(Source code of charts)
○ ○ ○ ○
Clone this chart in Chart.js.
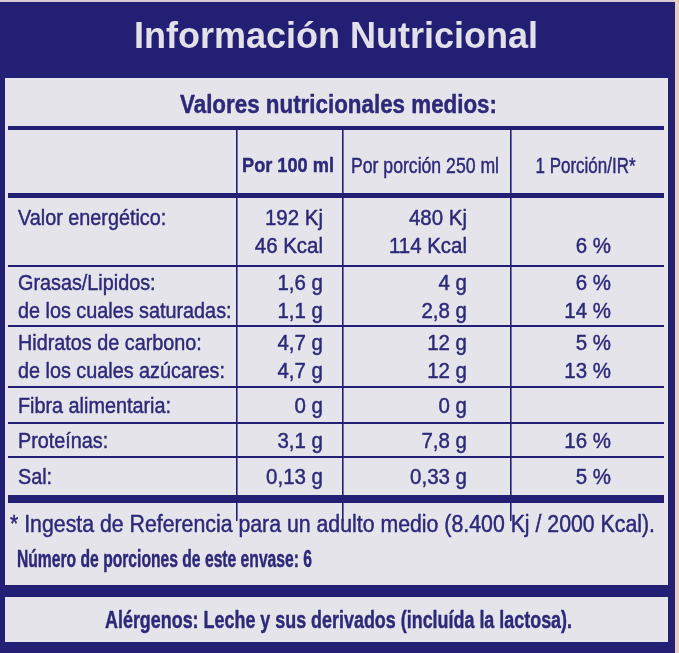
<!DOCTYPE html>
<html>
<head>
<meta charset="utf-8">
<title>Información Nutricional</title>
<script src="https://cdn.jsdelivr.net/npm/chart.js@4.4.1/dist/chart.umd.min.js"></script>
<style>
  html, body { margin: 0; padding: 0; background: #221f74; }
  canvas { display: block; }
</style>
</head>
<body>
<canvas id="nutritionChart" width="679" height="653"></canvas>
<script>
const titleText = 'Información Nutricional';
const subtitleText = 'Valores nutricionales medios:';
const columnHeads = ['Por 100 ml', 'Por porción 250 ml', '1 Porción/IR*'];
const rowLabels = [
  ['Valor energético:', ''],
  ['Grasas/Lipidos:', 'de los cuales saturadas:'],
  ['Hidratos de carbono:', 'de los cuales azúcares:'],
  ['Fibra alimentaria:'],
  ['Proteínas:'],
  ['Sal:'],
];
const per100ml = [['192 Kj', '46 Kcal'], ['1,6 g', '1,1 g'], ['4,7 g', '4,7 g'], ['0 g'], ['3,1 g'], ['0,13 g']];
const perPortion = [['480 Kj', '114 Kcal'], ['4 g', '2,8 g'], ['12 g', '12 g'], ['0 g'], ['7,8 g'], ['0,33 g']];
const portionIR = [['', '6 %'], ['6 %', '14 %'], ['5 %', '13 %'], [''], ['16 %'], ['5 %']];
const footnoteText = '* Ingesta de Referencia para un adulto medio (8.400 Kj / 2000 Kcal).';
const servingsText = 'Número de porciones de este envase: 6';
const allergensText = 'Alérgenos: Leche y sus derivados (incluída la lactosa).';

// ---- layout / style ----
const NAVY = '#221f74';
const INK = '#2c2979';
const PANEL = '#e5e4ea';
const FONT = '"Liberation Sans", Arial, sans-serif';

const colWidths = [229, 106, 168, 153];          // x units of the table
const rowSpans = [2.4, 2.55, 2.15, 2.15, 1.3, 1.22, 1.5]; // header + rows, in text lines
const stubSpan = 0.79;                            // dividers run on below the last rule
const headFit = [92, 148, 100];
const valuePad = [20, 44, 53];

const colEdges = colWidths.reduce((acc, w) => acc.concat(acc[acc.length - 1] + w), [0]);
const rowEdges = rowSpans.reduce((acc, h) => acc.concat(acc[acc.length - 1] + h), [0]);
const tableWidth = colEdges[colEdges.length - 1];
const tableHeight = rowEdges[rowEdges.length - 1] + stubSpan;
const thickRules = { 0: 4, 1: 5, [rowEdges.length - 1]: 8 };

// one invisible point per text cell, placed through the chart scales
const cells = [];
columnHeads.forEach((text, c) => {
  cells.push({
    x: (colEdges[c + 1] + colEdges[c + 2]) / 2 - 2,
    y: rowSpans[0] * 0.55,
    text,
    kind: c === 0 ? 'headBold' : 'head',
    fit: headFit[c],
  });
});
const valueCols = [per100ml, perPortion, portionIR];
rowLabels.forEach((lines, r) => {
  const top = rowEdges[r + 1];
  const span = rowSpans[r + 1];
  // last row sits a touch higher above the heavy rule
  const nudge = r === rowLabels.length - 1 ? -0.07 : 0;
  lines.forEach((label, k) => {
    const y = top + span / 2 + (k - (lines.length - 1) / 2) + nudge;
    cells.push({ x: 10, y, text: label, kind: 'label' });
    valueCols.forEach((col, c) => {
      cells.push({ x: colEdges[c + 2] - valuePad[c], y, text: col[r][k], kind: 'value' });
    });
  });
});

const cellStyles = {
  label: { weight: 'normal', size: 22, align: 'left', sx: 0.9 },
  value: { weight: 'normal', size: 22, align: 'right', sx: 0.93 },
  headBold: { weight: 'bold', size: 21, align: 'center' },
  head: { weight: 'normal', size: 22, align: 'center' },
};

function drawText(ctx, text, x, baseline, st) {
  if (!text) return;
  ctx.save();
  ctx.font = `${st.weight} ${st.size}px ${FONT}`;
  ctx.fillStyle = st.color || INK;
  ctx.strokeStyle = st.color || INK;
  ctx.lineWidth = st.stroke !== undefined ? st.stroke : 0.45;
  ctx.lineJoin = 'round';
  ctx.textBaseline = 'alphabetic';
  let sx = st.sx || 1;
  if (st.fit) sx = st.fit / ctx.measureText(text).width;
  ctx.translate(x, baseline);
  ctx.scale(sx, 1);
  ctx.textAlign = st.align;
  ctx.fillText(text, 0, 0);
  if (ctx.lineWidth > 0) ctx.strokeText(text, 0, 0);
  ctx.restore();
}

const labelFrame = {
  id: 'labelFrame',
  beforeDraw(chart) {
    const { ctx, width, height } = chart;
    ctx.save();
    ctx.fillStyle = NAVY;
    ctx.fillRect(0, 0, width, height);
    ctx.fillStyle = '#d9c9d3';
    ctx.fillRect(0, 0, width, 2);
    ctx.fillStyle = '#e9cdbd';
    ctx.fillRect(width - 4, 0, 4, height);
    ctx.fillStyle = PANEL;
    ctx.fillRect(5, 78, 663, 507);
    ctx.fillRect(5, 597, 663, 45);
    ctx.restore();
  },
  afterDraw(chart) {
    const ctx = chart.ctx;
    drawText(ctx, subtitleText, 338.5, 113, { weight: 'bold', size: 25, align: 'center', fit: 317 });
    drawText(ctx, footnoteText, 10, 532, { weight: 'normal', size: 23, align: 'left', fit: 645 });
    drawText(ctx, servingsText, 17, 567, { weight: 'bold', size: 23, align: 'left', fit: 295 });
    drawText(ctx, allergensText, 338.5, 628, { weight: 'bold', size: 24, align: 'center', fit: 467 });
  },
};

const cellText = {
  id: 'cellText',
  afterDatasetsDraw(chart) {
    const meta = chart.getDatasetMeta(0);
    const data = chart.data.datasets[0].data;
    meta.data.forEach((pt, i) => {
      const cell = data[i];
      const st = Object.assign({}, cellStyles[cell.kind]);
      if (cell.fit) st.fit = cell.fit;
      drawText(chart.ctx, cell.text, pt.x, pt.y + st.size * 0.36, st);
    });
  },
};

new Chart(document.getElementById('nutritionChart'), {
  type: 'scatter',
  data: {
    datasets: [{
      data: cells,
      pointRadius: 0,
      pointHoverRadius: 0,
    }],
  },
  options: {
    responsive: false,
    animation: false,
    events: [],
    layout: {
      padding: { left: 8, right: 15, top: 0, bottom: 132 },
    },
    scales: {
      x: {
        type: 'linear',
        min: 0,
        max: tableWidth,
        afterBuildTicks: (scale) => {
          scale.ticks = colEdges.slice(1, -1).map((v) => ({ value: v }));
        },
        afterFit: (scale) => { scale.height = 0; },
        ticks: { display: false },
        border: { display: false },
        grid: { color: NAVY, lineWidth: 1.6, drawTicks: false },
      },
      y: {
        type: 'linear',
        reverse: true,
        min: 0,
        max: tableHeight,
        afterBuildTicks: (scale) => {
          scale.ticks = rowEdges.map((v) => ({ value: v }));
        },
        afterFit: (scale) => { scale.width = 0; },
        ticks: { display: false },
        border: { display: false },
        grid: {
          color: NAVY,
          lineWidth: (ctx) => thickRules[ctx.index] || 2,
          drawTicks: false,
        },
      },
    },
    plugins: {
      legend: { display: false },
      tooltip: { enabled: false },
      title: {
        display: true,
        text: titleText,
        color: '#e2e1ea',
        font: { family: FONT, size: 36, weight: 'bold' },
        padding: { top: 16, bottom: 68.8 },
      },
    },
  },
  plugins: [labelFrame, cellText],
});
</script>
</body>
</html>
○ ○ ○ ○
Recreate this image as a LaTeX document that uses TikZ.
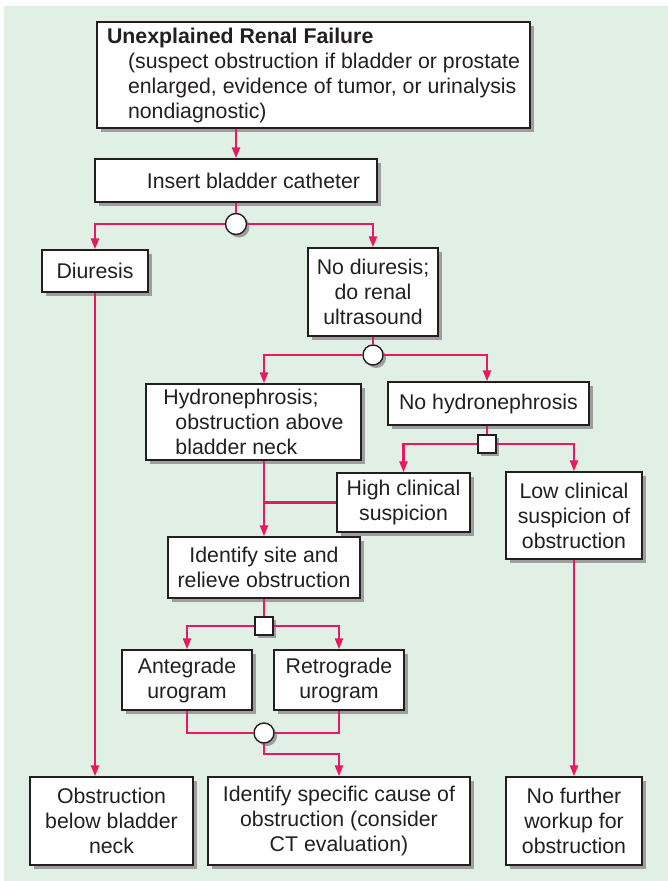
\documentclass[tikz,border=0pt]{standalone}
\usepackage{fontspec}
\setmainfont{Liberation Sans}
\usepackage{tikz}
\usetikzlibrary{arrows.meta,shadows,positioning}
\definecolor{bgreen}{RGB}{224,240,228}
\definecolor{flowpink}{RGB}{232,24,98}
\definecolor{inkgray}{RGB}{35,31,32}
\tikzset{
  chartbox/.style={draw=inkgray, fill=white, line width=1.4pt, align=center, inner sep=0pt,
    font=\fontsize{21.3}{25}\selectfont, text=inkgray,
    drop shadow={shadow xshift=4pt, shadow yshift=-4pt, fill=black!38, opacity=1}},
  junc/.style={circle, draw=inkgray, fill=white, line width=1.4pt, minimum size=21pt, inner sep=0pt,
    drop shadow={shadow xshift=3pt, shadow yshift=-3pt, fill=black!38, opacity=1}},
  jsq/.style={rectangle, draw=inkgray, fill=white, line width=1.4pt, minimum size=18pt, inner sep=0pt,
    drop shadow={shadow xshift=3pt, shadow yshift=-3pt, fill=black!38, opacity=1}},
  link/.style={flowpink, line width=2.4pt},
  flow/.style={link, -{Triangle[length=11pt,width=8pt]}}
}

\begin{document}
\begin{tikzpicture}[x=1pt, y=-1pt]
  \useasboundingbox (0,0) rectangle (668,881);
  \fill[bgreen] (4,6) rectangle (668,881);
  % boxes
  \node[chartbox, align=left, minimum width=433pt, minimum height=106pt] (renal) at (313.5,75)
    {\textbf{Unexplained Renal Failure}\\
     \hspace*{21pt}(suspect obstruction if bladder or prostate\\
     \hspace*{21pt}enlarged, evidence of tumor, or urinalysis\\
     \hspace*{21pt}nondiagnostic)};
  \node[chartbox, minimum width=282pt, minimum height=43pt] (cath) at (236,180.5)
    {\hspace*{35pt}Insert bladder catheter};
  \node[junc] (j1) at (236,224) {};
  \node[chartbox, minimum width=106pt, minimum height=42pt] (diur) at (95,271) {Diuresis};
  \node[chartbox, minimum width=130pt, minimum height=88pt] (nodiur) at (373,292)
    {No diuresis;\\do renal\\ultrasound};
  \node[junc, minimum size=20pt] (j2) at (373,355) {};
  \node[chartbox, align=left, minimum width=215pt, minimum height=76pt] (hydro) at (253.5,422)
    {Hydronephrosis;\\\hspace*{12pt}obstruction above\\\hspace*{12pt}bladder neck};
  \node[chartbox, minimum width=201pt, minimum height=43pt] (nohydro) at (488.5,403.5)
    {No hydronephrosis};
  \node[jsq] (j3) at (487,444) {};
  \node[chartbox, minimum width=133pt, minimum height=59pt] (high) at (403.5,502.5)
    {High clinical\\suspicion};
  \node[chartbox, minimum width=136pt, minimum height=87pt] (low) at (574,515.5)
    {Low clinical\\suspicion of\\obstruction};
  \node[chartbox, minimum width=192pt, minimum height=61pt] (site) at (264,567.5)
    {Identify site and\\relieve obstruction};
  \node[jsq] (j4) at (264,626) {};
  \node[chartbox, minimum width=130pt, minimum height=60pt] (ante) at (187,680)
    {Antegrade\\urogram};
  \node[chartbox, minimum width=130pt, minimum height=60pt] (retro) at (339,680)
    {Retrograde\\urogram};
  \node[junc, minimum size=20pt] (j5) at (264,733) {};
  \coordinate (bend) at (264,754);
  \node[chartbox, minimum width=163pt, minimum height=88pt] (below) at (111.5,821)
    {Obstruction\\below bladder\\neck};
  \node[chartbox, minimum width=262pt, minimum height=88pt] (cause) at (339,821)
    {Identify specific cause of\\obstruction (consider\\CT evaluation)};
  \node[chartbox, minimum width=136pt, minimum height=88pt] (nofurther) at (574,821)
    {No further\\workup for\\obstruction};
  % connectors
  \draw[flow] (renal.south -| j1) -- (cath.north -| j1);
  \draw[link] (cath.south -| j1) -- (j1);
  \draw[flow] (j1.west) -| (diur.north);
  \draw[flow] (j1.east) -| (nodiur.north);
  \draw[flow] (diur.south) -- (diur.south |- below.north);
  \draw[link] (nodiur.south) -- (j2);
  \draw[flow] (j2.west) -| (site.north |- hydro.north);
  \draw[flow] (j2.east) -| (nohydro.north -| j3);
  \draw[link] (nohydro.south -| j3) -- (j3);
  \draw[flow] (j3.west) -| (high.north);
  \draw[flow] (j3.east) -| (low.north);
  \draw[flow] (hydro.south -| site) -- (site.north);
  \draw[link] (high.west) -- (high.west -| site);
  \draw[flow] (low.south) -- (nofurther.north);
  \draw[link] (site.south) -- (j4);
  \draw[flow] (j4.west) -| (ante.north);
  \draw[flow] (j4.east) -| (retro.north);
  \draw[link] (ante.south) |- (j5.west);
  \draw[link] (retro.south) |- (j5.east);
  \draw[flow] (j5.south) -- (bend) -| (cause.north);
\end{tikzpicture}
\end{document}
○ ○ ○ ○
Quote word for word only the lines above from the one containing "Clone this chart in Chart.js." through the one containing "const allergensText = 'Alérgenos: Leche". Pictures stay out of your copy.

■ **Written reply**:
Clone this chart in Chart.js.
<!DOCTYPE html>
<html>
<head>
<meta charset="utf-8">
<title>Información Nutricional</title>
<script src="https://cdn.jsdelivr.net/npm/chart.js@4.4.1/dist/chart.umd.min.js"></script>
<style>
  html, body { margin: 0; padding: 0; background: #221f74; }
  canvas { display: block; }
</style>
</head>
<body>
<canvas id="nutritionChart" width="679" height="653"></canvas>
<script>
const titleText = 'Información Nutricional';
const subtitleText = 'Valores nutricionales medios:';
const columnHeads = ['Por 100 ml', 'Por porción 250 ml', '1 Porción/IR*'];
const rowLabels = [
  ['Valor energético:', ''],
  ['Grasas/Lipidos:', 'de los cuales saturadas:'],
  ['Hidratos de carbono:', 'de los cuales azúcares:'],
  ['Fibra alimentaria:'],
  ['Proteínas:'],
  ['Sal:'],
];
const per100ml = [['192 Kj', '46 Kcal'], ['1,6 g', '1,1 g'], ['4,7 g', '4,7 g'], ['0 g'], ['3,1 g'], ['0,13 g']];
const perPortion = [['480 Kj', '114 Kcal'], ['4 g', '2,8 g'], ['12 g', '12 g'], ['0 g'], ['7,8 g'], ['0,33 g']];
const portionIR = [['', '6 %'], ['6 %', '14 %'], ['5 %', '13 %'], [''], ['16 %'], ['5 %']];
const footnoteText = '* Ingesta de Referencia para un adulto medio (8.400 Kj / 2000 Kcal).';
const servingsText = 'Número de porciones de este envase: 6';
const allergensText = 'Alérgenos: Leche y sus derivados (incluída la lactosa).';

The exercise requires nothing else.